Father Sergei Kosyak with the Gospel Church told The Telegraph the story of his confrontation with pro-Russians on May 23. There was a prayer marathon, and the separatists did not approve.
“We were praying for peace in Ukraine – and we had a banner with the Ukrainian flag,” he said. “This angered the representatives of the ‘People’s Republic.’ They pointed guns at us while some of them took down the tent and threw it into the river.”
The people left, and Kosyak went to the Donetsk People’s Republic for an apology, but the people took him and “[F]ive men and one woman took turns to beat him with clubs and whips.” A gun was put to his head, and another person “threatened to break the priest’s fingers with a hammer.”
“I told them it was a meeting to pray for the peace of Ukraine,” he said. “They said a far-right activist was there with me. I said, ‘I don’t care who was there – we are all sinners.’ My answers angered them, so they started beating me. They had all the equipment they needed. They had metal and rubber clubs and whips; they had hammers.”
“One of the accusations they threw at me was that I’m not an Orthodox priest,” he continued. “It was a part of what happened to me.
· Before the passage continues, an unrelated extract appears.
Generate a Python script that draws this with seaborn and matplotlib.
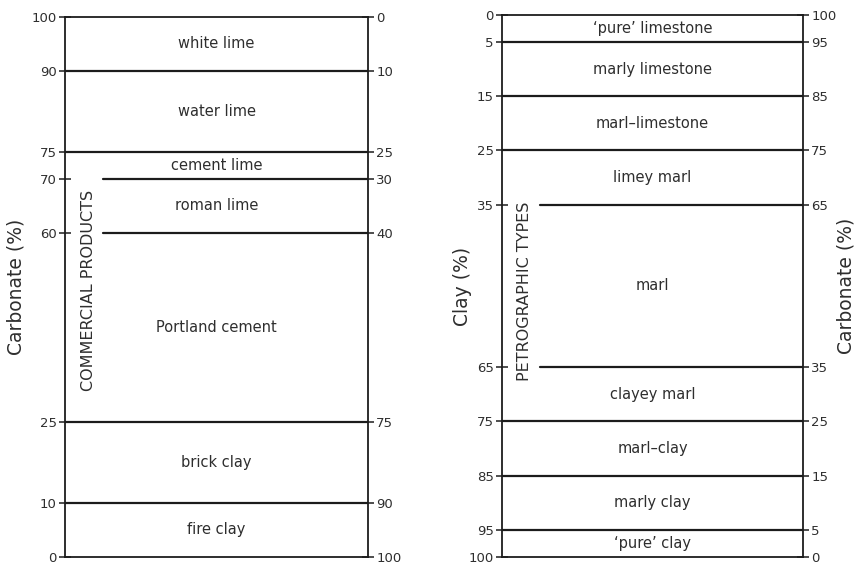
import matplotlib
matplotlib.use('Agg')
import matplotlib.pyplot as plt
import pandas as pd
import seaborn as sns

# carbonate (%) boundaries, commercial products (top -> bottom)
comm_bounds = [100, 90, 75, 70, 60, 25, 10, 0]
comm_names = ['white lime', 'water lime', 'cement lime', 'roman lime',
              'Portland cement', 'brick clay', 'fire clay']
comm_short = [70, 60]  # lines that stop short of the vertical caption

# clay (%) boundaries, petrographic types (top -> bottom)
petro_bounds = [0, 5, 15, 25, 35, 65, 75, 85, 95, 100]
petro_names = ['\u2018pure\u2019 limestone', 'marly limestone', 'marl\u2013limestone',
               'limey marl', 'marl', 'clayey marl', 'marl\u2013clay',
               'marly clay', '\u2018pure\u2019 clay']
petro_short = [35, 65]

sns.set_style('white')
plt.rcParams['font.family'] = ['DejaVu Sans']

ink = '#1c1c1c'
txt = '#2e2e2e'

fig = plt.figure(figsize=(8.59, 5.68), dpi=100)
ax1 = fig.add_axes([0.0757, 0.0194, 0.3527, 0.9507])
ax2 = fig.add_axes([0.5844, 0.0194, 0.3504, 0.9542])


def draw_panel(ax, bounds, names, short, caption, cap_pos):
    # boundary lines through seaborn, one unit per level
    rows = []
    for b in bounds[1:-1]:
        x0 = 0.125 if b in short else 0.0
        rows += [{'level': b, 'x': x0, 'y': b}, {'level': b, 'x': 1.0, 'y': b}]
    df = pd.DataFrame(rows)
    sns.lineplot(data=df, x='x', y='y', units='level', estimator=None,
                 color=ink, lw=1.6, ax=ax, legend=False)
    ax.set_xlim(0, 1)
    ax.set_xticks([])
    ax.set_xlabel('')
    for s in ax.spines.values():
        s.set_visible(True)
        s.set_color(ink)
        s.set_linewidth(1.3)
    ax.set_yticks(bounds)
    ax.set_yticklabels([str(b) for b in bounds])
    ax.tick_params(axis='y', direction='inout', length=8, width=1.1,
                   labelsize=9.5, pad=2, colors=ink, labelcolor=txt, left=True)
    # category names in the middle of each band
    for top, bot, name in zip(bounds[:-1], bounds[1:], names):
        ax.text(0.5, (top + bot) / 2, name, ha='center', va='center',
                fontsize=10.5, color=txt)
    ax.text(0.076, cap_pos, caption, rotation=90, ha='center', va='center',
            fontsize=11.5, color=txt)


draw_panel(ax1, comm_bounds, comm_names, comm_short, 'COMMERCIAL PRODUCTS', 49.4)
ax1.set_ylim(0, 100)
ax1.set_ylabel('Carbonate (%)', fontsize=13.5, color=txt)
ax1.yaxis.set_label_coords(-0.129, 0.5)
sec1 = ax1.secondary_yaxis('right', functions=(lambda v: 100 - v, lambda v: 100 - v))
sec1.set_yticks([100 - b for b in comm_bounds])
sec1.tick_params(direction='inout', length=8, width=1.1, labelsize=9.5, pad=2,
                 colors=ink, labelcolor=txt)
sec1.spines['right'].set_visible(False)

draw_panel(ax2, petro_bounds, petro_names, petro_short, 'PETROGRAPHIC TYPES', 50.9)
ax2.set_ylim(100, 0)
ax2.set_ylabel('Clay (%)', fontsize=13.5, color=txt)
ax2.yaxis.set_label_coords(-0.10, 0.5)
sec2 = ax2.secondary_yaxis('right', functions=(lambda v: 100 - v, lambda v: 100 - v))
sec2.set_yticks([100 - b for b in petro_bounds])
sec2.tick_params(direction='inout', length=8, width=1.1, labelsize=9.5, pad=2,
                 colors=ink, labelcolor=txt)
sec2.spines['right'].set_visible(False)
sec2.set_ylabel('Carbonate (%)', fontsize=13.5, color=txt)
sec2.yaxis.set_label_coords(1.11, 0.5, transform=ax2.transAxes)

fig.savefig('out.png', dpi=100)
But the main reason was a political one: they perceived me as an enemy.”
Father Kosyak believes the people would have killed him if it was not for a high-level pro-Russian. This man belongs to a Protestant church, and “shamed by this treatment of a priest, he secured Fr. Kosyak’s release.” Unfortunately, not every priest is so lucky. From The Telegraph:
Four days later, another priest was kidnapped in broad daylight. Father Pawel Witek, a Roman Catholic clergyman from Poland, disappeared at midday on May 27. He was visiting Donetsk to meet the local Dean of his Church.
Fr. Witek was forced into the boot of a car and driven to a rebel base, where he was tied up and interrogated. His captors accused him of being a “Polish sniper,” sent by his country’s government to fight the rebellion. He was held overnight before being freed. Fr. Witek immediately left Ukraine.
Father Tikhon Kulbaka belongs to the Greek-Catholic Church and receives threats on a regular basis. A pro-Russian website published Father Kulbaka’s phone number and his chapel’s address. He knows his faith makes him a target.
He read a document that states Orthodoxy is the DPR state religion.
“I’ve read this document myself, and it is stated that the dominating religion is the Russian Orthodox Church of the Moscow Patriarchate,” said Fr. Kulbaka. “This particular statement contradicts every European and international law about the equality of religions. And the constitution of Ukraine also states that all religions are equal.”
But Father Kulbaka will not leave.
“I think they will do their best to oust us from here,” he said. “But the captain is the last person to leave the ship: we won’t abandon the people who believe in us.”